Thursday, 3rd November 2011 by

Landslides, landslips, and land slumps are hazards the world over. Some occur over weeks or even months; others occur in a matter of seconds. The end result, however, is universal: a large chunk of land collapses, everything in its path gets obliterated, and massive damages are incurred.

Our tour begins not on a remote mountainside but in North Beach, an urban neighbourhood at the heart of San Francisco. Not only is San Francisco built on top of 50 different hills, it also lies in one of the world’s most seismically-active areas, meaning slumps and collapses are always an issue. Google’s 45° imagery captured the aftermath of a 2007 slide that came crashing down on several apartment buildings (and a strip club!).

Further down the California coast is the small village of La Conchita, where in 1995 a large mudslide slumped directly behind the town. In 2005, the southeastern portion of the slump collapsed, sending 200,000 m3 (7 million cu ft) of mud and soil into La Conchita, destroying 13 houses and killing 10 people.

In the Los Angeles neighbourhood of San Pedro, Paseo del Mar is a street that has been slowly eaten away from below by cliffs collapsing into the sea. A closer look reveals not only the pieces of the old roadway lying in the rubble, but also the foundations of buildings removed for safety purposes.

Halfway around the world in Crimea, we see where human activity has caused a landslide, as the side of a limestone quarry is falling into the Black Sea.

In 1903, much of the Albertan coal mining village of Frank was buried when the entire east face of Turtle Mountain suddenly collapsed, sending 90 million tonnes of rock into the Crowsnest River valley and killing 90 people. Over a century later, the scar is still as plain as day, and the Frank Slide is a major tourist attraction. The current highway through the valley was built right through the middle of the slide’s debris field.

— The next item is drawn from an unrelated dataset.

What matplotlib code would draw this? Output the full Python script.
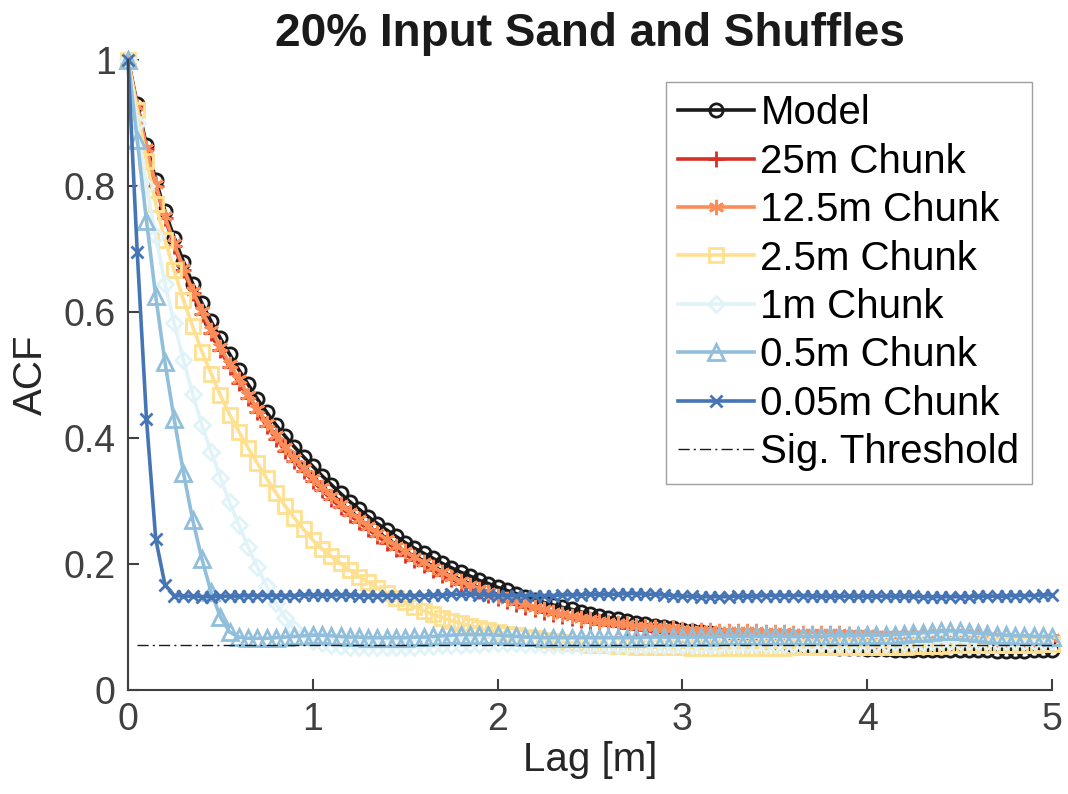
import matplotlib
matplotlib.use("Agg")
import matplotlib.pyplot as plt
from matplotlib.ticker import FormatStrFormatter
import numpy as np

plt.rcParams['font.family'] = ['Liberation Sans', 'DejaVu Sans']

# lag axis: 101 lags, 0.05 m apart
lag = np.round(np.arange(101) * 0.05, 2)

acf_model = [
    1.000, 0.930, 0.865, 0.810, 0.760, 0.718, 0.680, 0.645, 0.614, 0.585,
    0.558, 0.533, 0.508, 0.485, 0.462, 0.441, 0.421, 0.403, 0.386, 0.370,
    0.355, 0.340, 0.326, 0.312, 0.299, 0.287, 0.275, 0.264, 0.254, 0.244,
    0.234, 0.225, 0.217, 0.209, 0.201, 0.194, 0.187, 0.181, 0.174, 0.169,
    0.163, 0.158, 0.153, 0.148, 0.143, 0.139, 0.135, 0.131, 0.128, 0.124,
    0.121, 0.118, 0.115, 0.112, 0.109, 0.107, 0.104, 0.102, 0.100, 0.098,
    0.096, 0.094, 0.092, 0.090, 0.088, 0.086, 0.084, 0.082, 0.080, 0.078,
    0.076, 0.074, 0.072, 0.071, 0.070, 0.069, 0.068, 0.067, 0.066, 0.066,
    0.065, 0.065, 0.065, 0.064, 0.064, 0.064, 0.064, 0.063, 0.063, 0.063,
    0.063, 0.063, 0.063, 0.063, 0.062, 0.062, 0.062, 0.062, 0.063, 0.063,
    0.064,
]

acf_25m = [
    1.000, 0.926, 0.858, 0.800, 0.749, 0.705, 0.666, 0.630, 0.597, 0.567,
    0.539, 0.513, 0.488, 0.464, 0.441, 0.419, 0.399, 0.380, 0.363, 0.347,
    0.332, 0.317, 0.303, 0.290, 0.278, 0.266, 0.255, 0.244, 0.234, 0.224,
    0.215, 0.206, 0.198, 0.190, 0.183, 0.176, 0.169, 0.163, 0.157, 0.151,
    0.146, 0.141, 0.136, 0.132, 0.128, 0.124, 0.120, 0.117, 0.114, 0.111,
    0.108, 0.105, 0.103, 0.101, 0.099, 0.097, 0.095, 0.093, 0.092, 0.090,
    0.089, 0.088, 0.087, 0.086, 0.085, 0.085, 0.084, 0.083, 0.083, 0.082,
    0.082, 0.081, 0.081, 0.080, 0.080, 0.079, 0.079, 0.079, 0.078, 0.078,
    0.078, 0.077, 0.077, 0.077, 0.077, 0.076, 0.076, 0.076, 0.076, 0.076,
    0.076, 0.076, 0.076, 0.077, 0.077, 0.077, 0.077, 0.078, 0.078, 0.078,
    0.078,
]

acf_12m5 = [
    1.000, 0.927, 0.860, 0.803, 0.752, 0.709, 0.670, 0.634, 0.602, 0.572,
    0.544, 0.518, 0.493, 0.469, 0.446, 0.424, 0.404, 0.385, 0.368, 0.352,
    0.336, 0.322, 0.308, 0.295, 0.283, 0.271, 0.260, 0.249, 0.239, 0.229,
    0.220, 0.211, 0.203, 0.195, 0.187, 0.180, 0.173, 0.167, 0.161, 0.155,
    0.150, 0.145, 0.141, 0.136, 0.132, 0.128, 0.124, 0.121, 0.118, 0.115,
    0.112, 0.110, 0.108, 0.106, 0.104, 0.102, 0.101, 0.100, 0.099, 0.098,
    0.097, 0.096, 0.095, 0.095, 0.094, 0.094, 0.093, 0.093, 0.093, 0.092,
    0.092, 0.092, 0.091, 0.091, 0.091, 0.090, 0.090, 0.090, 0.089, 0.089,
    0.089, 0.088, 0.088, 0.088, 0.087, 0.087, 0.087, 0.086, 0.086, 0.086,
    0.085, 0.085, 0.085, 0.084, 0.084, 0.084, 0.083, 0.083, 0.083, 0.082,
    0.082,
]

acf_2m5 = [
    1.000, 0.920, 0.840, 0.772, 0.714, 0.666, 0.619, 0.577, 0.537, 0.502,
    0.468, 0.437, 0.410, 0.384, 0.360, 0.336, 0.313, 0.292, 0.273, 0.255,
    0.238, 0.224, 0.212, 0.201, 0.190, 0.180, 0.171, 0.162, 0.154, 0.146,
    0.139, 0.132, 0.126, 0.120, 0.115, 0.110, 0.106, 0.102, 0.098, 0.095,
    0.092, 0.089, 0.087, 0.084, 0.082, 0.080, 0.078, 0.076, 0.075, 0.074,
    0.072, 0.071, 0.071, 0.070, 0.070, 0.069, 0.069, 0.068, 0.068, 0.068,
    0.068, 0.067, 0.067, 0.067, 0.067, 0.067, 0.067, 0.067, 0.067, 0.067,
    0.067, 0.067, 0.068, 0.068, 0.068, 0.068, 0.068, 0.068, 0.068, 0.068,
    0.068, 0.069, 0.069, 0.069, 0.069, 0.070, 0.070, 0.070, 0.070, 0.071,
    0.071, 0.071, 0.071, 0.072, 0.072, 0.072, 0.072, 0.072, 0.072, 0.073,
    0.073,
]

acf_1m = [
    1.000, 0.900, 0.800, 0.720, 0.645, 0.582, 0.524, 0.470, 0.420, 0.378,
    0.337, 0.298, 0.262, 0.227, 0.195, 0.165, 0.138, 0.115, 0.097, 0.085,
    0.078, 0.074, 0.071, 0.070, 0.069, 0.068, 0.068, 0.068, 0.068, 0.068,
    0.069, 0.069, 0.070, 0.070, 0.071, 0.072, 0.072, 0.073, 0.073, 0.074,
    0.074, 0.074, 0.074, 0.073, 0.073, 0.072, 0.072, 0.072, 0.071, 0.071,
    0.071, 0.071, 0.071, 0.071, 0.071, 0.071, 0.071, 0.072, 0.072, 0.072,
    0.072, 0.072, 0.072, 0.072, 0.072, 0.073, 0.073, 0.073, 0.073, 0.073,
    0.073, 0.073, 0.073, 0.074, 0.074, 0.074, 0.074, 0.074, 0.075, 0.075,
    0.075, 0.075, 0.075, 0.076, 0.076, 0.076, 0.076, 0.077, 0.077, 0.077,
    0.077, 0.077, 0.078, 0.078, 0.078, 0.078, 0.078, 0.078, 0.078, 0.077,
    0.077,
]

acf_0m5 = [
    1.000, 0.873, 0.745, 0.625, 0.520, 0.430, 0.345, 0.270, 0.208, 0.155,
    0.116, 0.092, 0.084, 0.082, 0.082, 0.082, 0.083, 0.084, 0.085, 0.086,
    0.087, 0.087, 0.086, 0.085, 0.084, 0.084, 0.083, 0.083, 0.083, 0.083,
    0.083, 0.084, 0.084, 0.085, 0.086, 0.087, 0.088, 0.088, 0.088, 0.088,
    0.087, 0.086, 0.085, 0.084, 0.084, 0.083, 0.083, 0.083, 0.083, 0.083,
    0.083, 0.083, 0.083, 0.083, 0.083, 0.083, 0.084, 0.084, 0.084, 0.084,
    0.084, 0.084, 0.084, 0.084, 0.085, 0.085, 0.085, 0.085, 0.085, 0.085,
    0.085, 0.085, 0.085, 0.085, 0.085, 0.085, 0.086, 0.086, 0.086, 0.086,
    0.087, 0.087, 0.087, 0.088, 0.089, 0.090, 0.091, 0.092, 0.093, 0.094,
    0.093, 0.092, 0.090, 0.089, 0.088, 0.087, 0.086, 0.086, 0.085, 0.085,
    0.084,
]

acf_0m05 = [
    1.000, 0.695, 0.430, 0.240, 0.167, 0.150, 0.149, 0.149, 0.148, 0.148,
    0.149, 0.149, 0.149, 0.150, 0.150, 0.150, 0.150, 0.150, 0.150, 0.151,
    0.151, 0.151, 0.151, 0.151, 0.151, 0.150, 0.150, 0.150, 0.150, 0.150,
    0.150, 0.150, 0.150, 0.151, 0.151, 0.152, 0.152, 0.152, 0.151, 0.151,
    0.150, 0.150, 0.150, 0.150, 0.150, 0.150, 0.150, 0.151, 0.151, 0.151,
    0.152, 0.152, 0.152, 0.152, 0.153, 0.153, 0.152, 0.152, 0.151, 0.150,
    0.149, 0.149, 0.148, 0.148, 0.148, 0.148, 0.149, 0.149, 0.149, 0.150,
    0.150, 0.150, 0.150, 0.150, 0.149, 0.149, 0.149, 0.149, 0.149, 0.149,
    0.149, 0.149, 0.149, 0.149, 0.149, 0.149, 0.148, 0.148, 0.148, 0.148,
    0.148, 0.148, 0.149, 0.149, 0.149, 0.149, 0.150, 0.150, 0.150, 0.151,
    0.151,
]

sig_threshold = 0.0715
threshold_span = [0.05, 5.0]

series = [
    ("Model", acf_model, "#1a1a1a", "o", 9.5),
    ("25m Chunk", acf_25m, "#d73027", "+", 11),
    ("12.5m Chunk", acf_12m5, "#fc8d59", (6, 2, 0), 11),
    ("2.5m Chunk", acf_2m5, "#fee090", "s", 9.5),
    ("1m Chunk", acf_1m, "#e0f3f8", "D", 8.5),
    ("0.5m Chunk", acf_0m5, "#91bfdb", "^", 12),
    ("0.05m Chunk", acf_0m05, "#4575b4", "x", 8),
]

fig = plt.figure(figsize=(10.68, 7.94), dpi=100)
ax = fig.add_axes([128 / 1068, 1 - 690 / 794, 924 / 1068, 630 / 794])

for label, vals, col, mk, ms in series:
    ax.plot(lag, vals, color=col, lw=2.6, marker=mk, ms=ms, mfc='none',
            mec=col, mew=2.0, label=label, clip_on=False)

ax.plot(threshold_span, [sig_threshold, sig_threshold], color='#1a1a1a',
        lw=1, linestyle=(0, (8, 3, 1.5, 3)), label='Sig. Threshold')

ax.set_xlim(0, 5)
ax.set_ylim(0, 1)
ax.set_xticks([0, 1, 2, 3, 4, 5])
ax.set_yticks([0, 0.2, 0.4, 0.6, 0.8, 1])
ax.yaxis.set_major_formatter(FormatStrFormatter('%g'))

for side in ['top', 'right']:
    ax.spines[side].set_visible(False)
for side in ['left', 'bottom']:
    ax.spines[side].set_color('#404040')
    ax.spines[side].set_linewidth(1.5)

ax.tick_params(direction='in', length=8, width=1.5, color='#404040',
               labelsize=27, labelcolor='#404040', pad=9)

ax.set_xlabel('Lag [m]', fontsize=29, color='#262626', labelpad=2)
ax.set_ylabel('ACF', fontsize=29, color='#262626', labelpad=10)
ax.set_title('20% Input Sand and Shuffles', fontsize=33, fontweight='bold',
             color='#1a1a1a', pad=10)

leg = ax.legend(loc='upper right', bbox_to_anchor=(0.978, 0.965),
                borderaxespad=0, fontsize=29, frameon=True, fancybox=False,
                framealpha=1, edgecolor='#a0a0a0', handlelength=1.9,
                handletextpad=0.15, labelspacing=0.26, borderpad=0.3)
leg.get_frame().set_linewidth(1.0)

plt.savefig('out.png', dpi=100)
plt.close(fig)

The 1987 Val Pola landslide in the Italian Alps obliterated five villages and six hamlets. Heavy rainfall accelerated erosion on the mountainside, causing a large fracture on the east side of the mountain. Most of the valley’s residents were evacuated a day before the slip occurred, but what was not expected was the resulting rock avalanche ploughing into a nearby lake and sending a massive wave of water 2 km up the valley, killing 22 people.

Often, landslides and landslips falling into river valleys end up damming the rivers and creating new lakes. Two recent examples are Bolivia’s Laguna Verde, where the slope was destabilised by excessive coca farming, and Dominica’s Miracle Lake, created in 1997.

All of these slides serve to remind us that in the battle of man and nature, nature usually wins.